WHAT TO WORK ON
Only the lines from the top of the listing below to the line that has "frontals = [1.61, 1.05, 0.0, 0.0, 0.3, 0.0, 0.0, 0.0]" should be echoed, with both ends kept and pictures left out.
* start RECORD SET *
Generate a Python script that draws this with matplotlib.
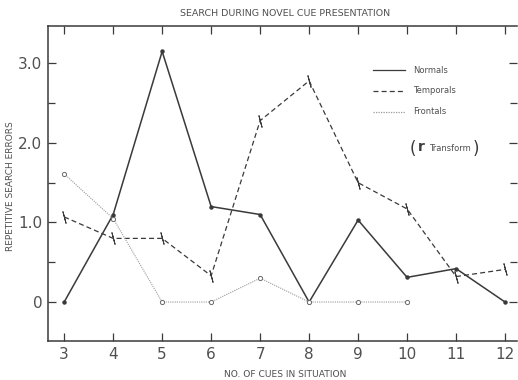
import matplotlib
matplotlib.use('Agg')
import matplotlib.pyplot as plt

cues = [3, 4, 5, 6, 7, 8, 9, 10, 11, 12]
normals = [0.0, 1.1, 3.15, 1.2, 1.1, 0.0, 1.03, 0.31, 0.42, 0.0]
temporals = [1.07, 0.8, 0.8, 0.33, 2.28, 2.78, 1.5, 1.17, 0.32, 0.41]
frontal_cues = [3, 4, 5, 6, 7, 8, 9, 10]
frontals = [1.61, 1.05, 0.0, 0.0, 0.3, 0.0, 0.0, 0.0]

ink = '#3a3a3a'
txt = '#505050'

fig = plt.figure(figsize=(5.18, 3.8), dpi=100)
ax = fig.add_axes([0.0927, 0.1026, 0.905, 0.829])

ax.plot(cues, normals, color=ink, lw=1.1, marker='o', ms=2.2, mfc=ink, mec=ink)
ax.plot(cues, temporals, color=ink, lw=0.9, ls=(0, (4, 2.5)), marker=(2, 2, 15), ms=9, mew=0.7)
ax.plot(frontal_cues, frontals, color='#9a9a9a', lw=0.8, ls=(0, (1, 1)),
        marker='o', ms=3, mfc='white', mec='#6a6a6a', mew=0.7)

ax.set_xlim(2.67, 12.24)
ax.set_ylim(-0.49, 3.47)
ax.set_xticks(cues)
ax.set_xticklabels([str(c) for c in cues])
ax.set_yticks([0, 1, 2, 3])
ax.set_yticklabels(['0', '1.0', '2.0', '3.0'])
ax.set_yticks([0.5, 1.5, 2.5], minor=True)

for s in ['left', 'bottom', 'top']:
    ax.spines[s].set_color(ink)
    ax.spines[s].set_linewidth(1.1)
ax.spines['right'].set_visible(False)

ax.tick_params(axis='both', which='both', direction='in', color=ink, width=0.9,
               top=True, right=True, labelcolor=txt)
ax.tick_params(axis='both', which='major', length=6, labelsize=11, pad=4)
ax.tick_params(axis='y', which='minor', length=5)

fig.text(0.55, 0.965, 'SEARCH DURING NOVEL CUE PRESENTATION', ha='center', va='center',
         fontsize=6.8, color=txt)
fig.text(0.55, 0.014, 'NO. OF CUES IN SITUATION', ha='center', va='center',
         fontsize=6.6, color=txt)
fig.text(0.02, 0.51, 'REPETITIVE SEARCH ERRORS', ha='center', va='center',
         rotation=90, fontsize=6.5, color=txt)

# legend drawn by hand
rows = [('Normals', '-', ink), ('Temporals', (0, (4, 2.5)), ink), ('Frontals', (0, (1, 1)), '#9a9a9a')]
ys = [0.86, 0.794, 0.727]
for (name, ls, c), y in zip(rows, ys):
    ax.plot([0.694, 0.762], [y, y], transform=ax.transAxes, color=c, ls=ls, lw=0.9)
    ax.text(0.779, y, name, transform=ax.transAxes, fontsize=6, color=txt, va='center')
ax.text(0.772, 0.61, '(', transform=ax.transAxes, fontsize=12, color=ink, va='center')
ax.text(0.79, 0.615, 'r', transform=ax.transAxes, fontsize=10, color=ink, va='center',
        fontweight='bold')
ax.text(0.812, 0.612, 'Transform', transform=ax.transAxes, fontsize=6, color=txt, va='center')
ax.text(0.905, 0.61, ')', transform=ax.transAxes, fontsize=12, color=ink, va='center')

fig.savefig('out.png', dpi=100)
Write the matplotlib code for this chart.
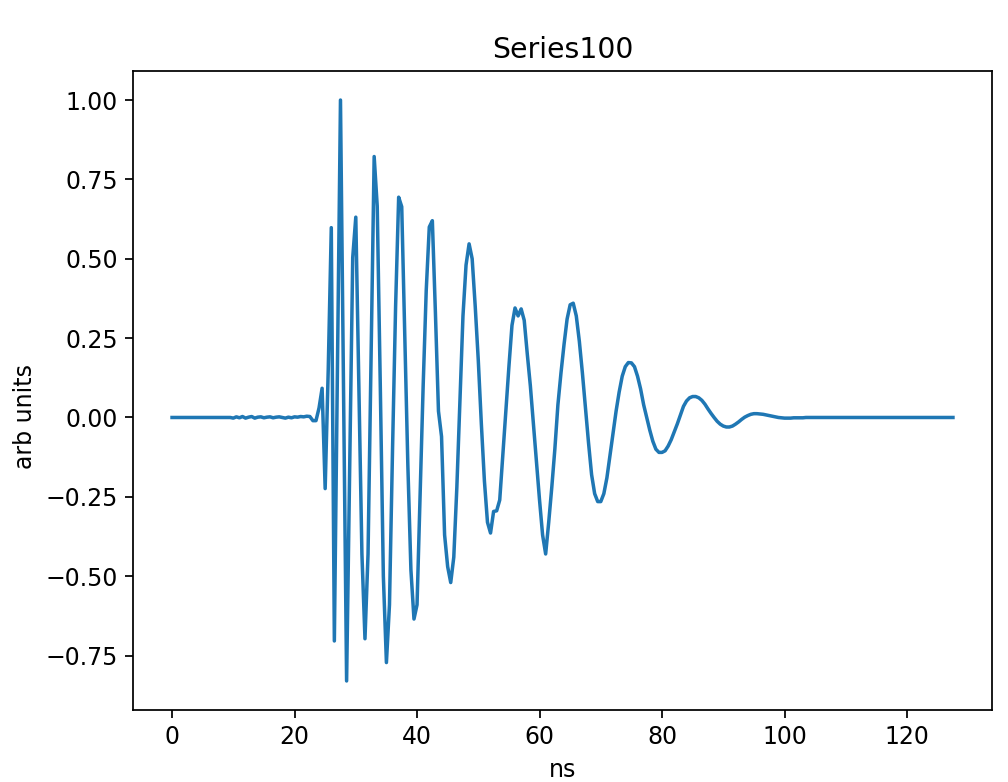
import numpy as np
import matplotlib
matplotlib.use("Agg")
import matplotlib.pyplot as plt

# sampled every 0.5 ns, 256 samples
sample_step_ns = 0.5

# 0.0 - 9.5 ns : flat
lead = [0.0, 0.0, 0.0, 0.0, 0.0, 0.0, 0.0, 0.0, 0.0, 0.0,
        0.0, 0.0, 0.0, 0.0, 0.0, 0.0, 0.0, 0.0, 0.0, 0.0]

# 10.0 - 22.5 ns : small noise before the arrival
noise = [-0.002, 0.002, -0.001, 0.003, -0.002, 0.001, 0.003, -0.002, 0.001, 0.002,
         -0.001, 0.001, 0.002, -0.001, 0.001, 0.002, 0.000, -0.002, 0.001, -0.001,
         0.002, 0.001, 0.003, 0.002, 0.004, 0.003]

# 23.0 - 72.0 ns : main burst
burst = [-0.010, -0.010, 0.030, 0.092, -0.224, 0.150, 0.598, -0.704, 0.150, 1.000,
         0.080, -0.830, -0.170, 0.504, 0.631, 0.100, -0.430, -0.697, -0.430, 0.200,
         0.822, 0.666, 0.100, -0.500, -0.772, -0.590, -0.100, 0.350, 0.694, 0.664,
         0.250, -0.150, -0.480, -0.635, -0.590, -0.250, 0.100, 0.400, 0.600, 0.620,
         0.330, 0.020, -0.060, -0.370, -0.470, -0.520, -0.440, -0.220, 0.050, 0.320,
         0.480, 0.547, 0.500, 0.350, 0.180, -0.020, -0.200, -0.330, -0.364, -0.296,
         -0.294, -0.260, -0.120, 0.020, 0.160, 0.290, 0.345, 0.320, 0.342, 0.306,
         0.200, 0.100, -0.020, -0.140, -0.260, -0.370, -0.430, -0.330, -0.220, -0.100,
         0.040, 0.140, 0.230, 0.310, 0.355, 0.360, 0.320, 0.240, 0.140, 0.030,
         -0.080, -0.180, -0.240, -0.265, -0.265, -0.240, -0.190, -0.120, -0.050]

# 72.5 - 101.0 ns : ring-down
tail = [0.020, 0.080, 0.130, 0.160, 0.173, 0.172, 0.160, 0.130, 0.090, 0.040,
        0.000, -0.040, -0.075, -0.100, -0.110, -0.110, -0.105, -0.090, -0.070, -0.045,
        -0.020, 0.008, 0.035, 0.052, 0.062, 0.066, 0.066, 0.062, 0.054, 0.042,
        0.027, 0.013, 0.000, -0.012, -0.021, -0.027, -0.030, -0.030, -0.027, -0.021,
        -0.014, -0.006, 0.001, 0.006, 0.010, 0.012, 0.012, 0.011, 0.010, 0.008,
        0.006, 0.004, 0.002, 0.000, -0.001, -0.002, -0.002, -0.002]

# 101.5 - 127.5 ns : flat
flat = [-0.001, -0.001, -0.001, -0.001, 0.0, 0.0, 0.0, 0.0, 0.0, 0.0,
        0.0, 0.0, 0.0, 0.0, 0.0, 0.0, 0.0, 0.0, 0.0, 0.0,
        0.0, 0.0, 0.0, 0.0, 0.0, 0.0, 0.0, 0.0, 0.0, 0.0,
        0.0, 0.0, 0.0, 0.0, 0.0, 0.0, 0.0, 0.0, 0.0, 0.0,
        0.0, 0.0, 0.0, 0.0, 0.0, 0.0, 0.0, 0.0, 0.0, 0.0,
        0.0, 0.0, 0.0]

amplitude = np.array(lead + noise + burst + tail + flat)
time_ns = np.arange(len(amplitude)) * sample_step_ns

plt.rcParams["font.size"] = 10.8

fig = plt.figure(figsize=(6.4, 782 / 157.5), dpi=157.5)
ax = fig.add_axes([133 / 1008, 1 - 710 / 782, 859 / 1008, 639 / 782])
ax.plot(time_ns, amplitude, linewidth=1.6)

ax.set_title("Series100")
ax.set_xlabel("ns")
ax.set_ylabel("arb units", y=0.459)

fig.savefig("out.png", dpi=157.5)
* end RECORD SET *
FINISHED EXERCISE
Generate a Python script that draws this with matplotlib.
import matplotlib
matplotlib.use('Agg')
import matplotlib.pyplot as plt

cues = [3, 4, 5, 6, 7, 8, 9, 10, 11, 12]
normals = [0.0, 1.1, 3.15, 1.2, 1.1, 0.0, 1.03, 0.31, 0.42, 0.0]
temporals = [1.07, 0.8, 0.8, 0.33, 2.28, 2.78, 1.5, 1.17, 0.32, 0.41]
frontal_cues = [3, 4, 5, 6, 7, 8, 9, 10]
frontals = [1.61, 1.05, 0.0, 0.0, 0.3, 0.0, 0.0, 0.0]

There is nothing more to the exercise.